▶ _WHAT THE EXERCISE ASKS_
Repeat the lines below exactly as they appear, but leave out the images.

▶ _SOURCE MATERIAL_
========
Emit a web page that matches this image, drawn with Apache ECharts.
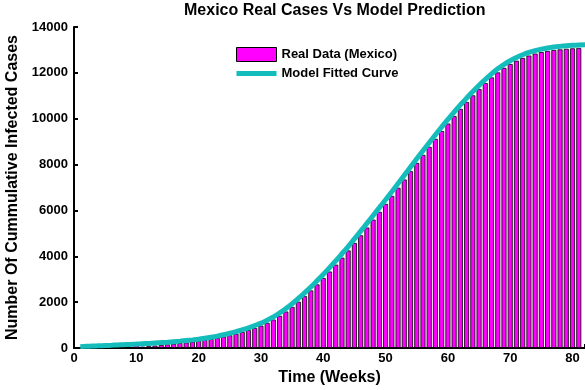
<!DOCTYPE html>
<html>
<head>
<meta charset="utf-8">
<script src="https://cdn.jsdelivr.net/npm/echarts@6/dist/echarts.min.js"></script>
<style>html,body{margin:0;padding:0;background:#fff;}#c{width:585px;height:390px;}</style>
</head>
<body>
<div id="c"></div>
<script>
var weeks = [1,2,3,4,5,6,7,8,9,10,11,12,13,14,15,16,17,18,19,20,21,22,23,24,25,26,27,28,29,30,31,32,33,34,35,36,37,38,39,40,41,42,43,44,45,46,47,48,49,50,51,52,53,54,55,56,57,58,59,60,61,62,63,64,65,66,67,68,69,70,71,72,73,74,75,76,77,78,79,80,81,82];
var realCases = [10,12,15,18,22,26,30,36,42,230,60,80,105,130,158,185,215,245,278,312,350,392,440,495,555,622,698,780,872,975,1095,1240,1405,1590,1795,2020,2260,2510,2775,3050,3335,3635,3940,4255,4580,4915,5255,5600,5940,6285,6635,6990,7350,7710,8070,8425,8775,9120,9460,9790,10115,10430,10730,11020,11295,11555,11800,12020,12215,12385,12530,12650,12755,12840,12905,12955,12995,13025,13050,13070,13085];
var modelCurve = [60,72,84,96,108,120,133,146,158,170,185,200,217,235,255,277,300,326,354,385,425,470,520,578,642,714,793,880,976,1083,1210,1360,1530,1720,1930,2160,2405,2660,2930,3210,3500,3800,4110,4425,4760,5095,5435,5780,6120,6465,6815,7170,7530,7890,8250,8605,8955,9300,9640,9970,10290,10600,10900,11185,11455,11710,11955,12175,12365,12530,12670,12790,12890,12970,13035,13085,13125,13155,13180,13200,13215,13225];
var xTicks = [0,10,20,30,40,50,60,70,80];
var yTicks = [0,2000,4000,6000,8000,10000,12000,14000];

var barData = realCases.map(function(v,i){return [weeks[i], v];});
var lineData = modelCurve.map(function(v,i){return [weeks[i], v];});
var FONT = 'Liberation Sans, Arial, Helvetica, sans-serif';
var CYAN = '#14bcbc';
var chart = echarts.init(document.getElementById('c'), null, {renderer:'canvas'});
chart.setOption({
  backgroundColor:'#ffffff',
  animation:false,
  title:{text:'Mexico Real Cases Vs Model Prediction', left:184, top:3, padding:0,
    textStyle:{fontFamily:FONT, fontWeight:'bold', fontSize:16, color:'#000'}},
  legend:{orient:'vertical', left:236, top:47, padding:0, itemWidth:40, itemHeight:14, itemGap:5,
    symbolKeepAspect:true,
    textStyle:{fontFamily:FONT, fontWeight:'bold', fontSize:13, color:'#000'},
    data:[
      {name:'Real Data (Mexico)', icon:'rect', itemStyle:{color:'#ff00ff', borderColor:'#000', borderWidth:1}},
      {name:'Model Fitted Curve', icon:'path://M0,0L40,0L40,5L0,5Z', itemStyle:{color:CYAN, borderWidth:0}}
    ]},
  grid:{left:74, right:0, top:27, bottom:42, containLabel:false, outerBoundsMode:'none'},
  xAxis:{type:'value', min:0, max:82, interval:10,
    name:'Time (Weeks)', nameLocation:'middle', nameGap:20,
    nameTextStyle:{fontFamily:FONT, fontWeight:'bold', fontSize:16, color:'#000'},
    axisLine:{show:true, lineStyle:{color:'#000', width:2}},
    axisTick:{show:true, inside:true, length:4, lineStyle:{color:'#000', width:2}},
    axisLabel:{fontFamily:FONT, fontWeight:'bold', fontSize:13, color:'#000', margin:4,
      formatter:function(v){return xTicks.indexOf(v)>=0 ? String(v) : '';}},
    splitLine:{show:false}},
  yAxis:{type:'value', min:0, max:14000, interval:2000,
    name:'Number Of Cummulative Infected Cases', nameLocation:'middle', nameGap:44,
    nameTextStyle:{fontFamily:FONT, fontWeight:'bold', fontSize:16, color:'#000'},
    axisLine:{show:true, lineStyle:{color:'#000', width:2}},
    axisTick:{show:true, inside:true, length:4, lineStyle:{color:'#000', width:2}},
    axisLabel:{fontFamily:FONT, fontWeight:'bold', fontSize:13, color:'#000', margin:6,
      formatter:function(v){return yTicks.indexOf(v)>=0 ? String(v) : '';}},
    splitLine:{show:false}},
  series:[
    {name:'Real Data (Mexico)', type:'bar', data:barData, barWidth:5,
      itemStyle:{color:'#ff00ff', borderColor:'#000', borderWidth:0.8}, z:2},
    {name:'Model Fitted Curve', type:'line', data:lineData, smooth:true, symbol:'none',
      lineStyle:{color:CYAN, width:5}, itemStyle:{color:CYAN}, z:3}
  ]
});
</script>
</body>
</html>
========
▶ _OUTPUT OF THE TASK_
Emit a web page that matches this image, drawn with Apache ECharts.
<!DOCTYPE html>
<html>
<head>
<meta charset="utf-8">
<script src="https://cdn.jsdelivr.net/npm/echarts@6/dist/echarts.min.js"></script>
<style>html,body{margin:0;padding:0;background:#fff;}#c{width:585px;height:390px;}</style>
</head>
<body>
<div id="c"></div>
<script>
var weeks = [1,2,3,4,5,6,7,8,9,10,11,12,13,14,15,16,17,18,19,20,21,22,23,24,25,26,27,28,29,30,31,32,33,34,35,36,37,38,39,40,41,42,43,44,45,46,47,48,49,50,51,52,53,54,55,56,57,58,59,60,61,62,63,64,65,66,67,68,69,70,71,72,73,74,75,76,77,78,79,80,81,82];
var realCases = [10,12,15,18,22,26,30,36,42,230,60,80,105,130,158,185,215,245,278,312,350,392,440,495,555,622,698,780,872,975,1095,1240,1405,1590,1795,2020,2260,2510,2775,3050,3335,3635,3940,4255,4580,4915,5255,5600,5940,6285,6635,6990,7350,7710,8070,8425,8775,9120,9460,9790,10115,10430,10730,11020,11295,11555,11800,12020,12215,12385,12530,12650,12755,12840,12905,12955,12995,13025,13050,13070,13085];
var modelCurve = [60,72,84,96,108,120,133,146,158,170,185,200,217,235,255,277,300,326,354,385,425,470,520,578,642,714,793,880,976,1083,1210,1360,1530,1720,1930,2160,2405,2660,2930,3210,3500,3800,4110,4425,4760,5095,5435,5780,6120,6465,6815,7170,7530,7890,8250,8605,8955,9300,9640,9970,10290,10600,10900,11185,11455,11710,11955,12175,12365,12530,12670,12790,12890,12970,13035,13085,13125,13155,13180,13200,13215,13225];
var xTicks = [0,10,20,30,40,50,60,70,80];
var yTicks = [0,2000,4000,6000,8000,10000,12000,14000];

var barData = realCases.map(function(v,i){return [weeks[i], v];});
var lineData = modelCurve.map(function(v,i){return [weeks[i], v];});
var FONT = 'Liberation Sans, Arial, Helvetica, sans-serif';
var CYAN = '#14bcbc';
var chart = echarts.init(document.getElementById('c'), null, {renderer:'canvas'});
chart.setOption({
  backgroundColor:'#ffffff',
  animation:false,
  title:{text:'Mexico Real Cases Vs Model Prediction', left:184, top:3, padding:0,
    textStyle:{fontFamily:FONT, fontWeight:'bold', fontSize:16, color:'#000'}},
  legend:{orient:'vertical', left:236, top:47, padding:0, itemWidth:40, itemHeight:14, itemGap:5,
    symbolKeepAspect:true,
    textStyle:{fontFamily:FONT, fontWeight:'bold', fontSize:13, color:'#000'},
    data:[
      {name:'Real Data (Mexico)', icon:'rect', itemStyle:{color:'#ff00ff', borderColor:'#000', borderWidth:1}},
      {name:'Model Fitted Curve', icon:'path://M0,0L40,0L40,5L0,5Z', itemStyle:{color:CYAN, borderWidth:0}}
    ]},
  grid:{left:74, right:0, top:27, bottom:42, containLabel:false, outerBoundsMode:'none'},
  xAxis:{type:'value', min:0, max:82, interval:10,
    name:'Time (Weeks)', nameLocation:'middle', nameGap:20,
    nameTextStyle:{fontFamily:FONT, fontWeight:'bold', fontSize:16, color:'#000'},
    axisLine:{show:true, lineStyle:{color:'#000', width:2}},
    axisTick:{show:true, inside:true, length:4, lineStyle:{color:'#000', width:2}},
    axisLabel:{fontFamily:FONT, fontWeight:'bold', fontSize:13, color:'#000', margin:4,
      formatter:function(v){return xTicks.indexOf(v)>=0 ? String(v) : '';}},
    splitLine:{show:false}},
  yAxis:{type:'value', min:0, max:14000, interval:2000,
    name:'Number Of Cummulative Infected Cases', nameLocation:'middle', nameGap:44,
    nameTextStyle:{fontFamily:FONT, fontWeight:'bold', fontSize:16, color:'#000'},
    axisLine:{show:true, lineStyle:{color:'#000', width:2}},
    axisTick:{show:true, inside:true, length:4, lineStyle:{color:'#000', width:2}},
    axisLabel:{fontFamily:FONT, fontWeight:'bold', fontSize:13, color:'#000', margin:6,
      formatter:function(v){return yTicks.indexOf(v)>=0 ? String(v) : '';}},
    splitLine:{show:false}},
  series:[
    {name:'Real Data (Mexico)', type:'bar', data:barData, barWidth:5,
      itemStyle:{color:'#ff00ff', borderColor:'#000', borderWidth:0.8}, z:2},
    {name:'Model Fitted Curve', type:'line', data:lineData, smooth:true, symbol:'none',
      lineStyle:{color:CYAN, width:5}, itemStyle:{color:CYAN}, z:3}
  ]
});
</script>
</body>
</html>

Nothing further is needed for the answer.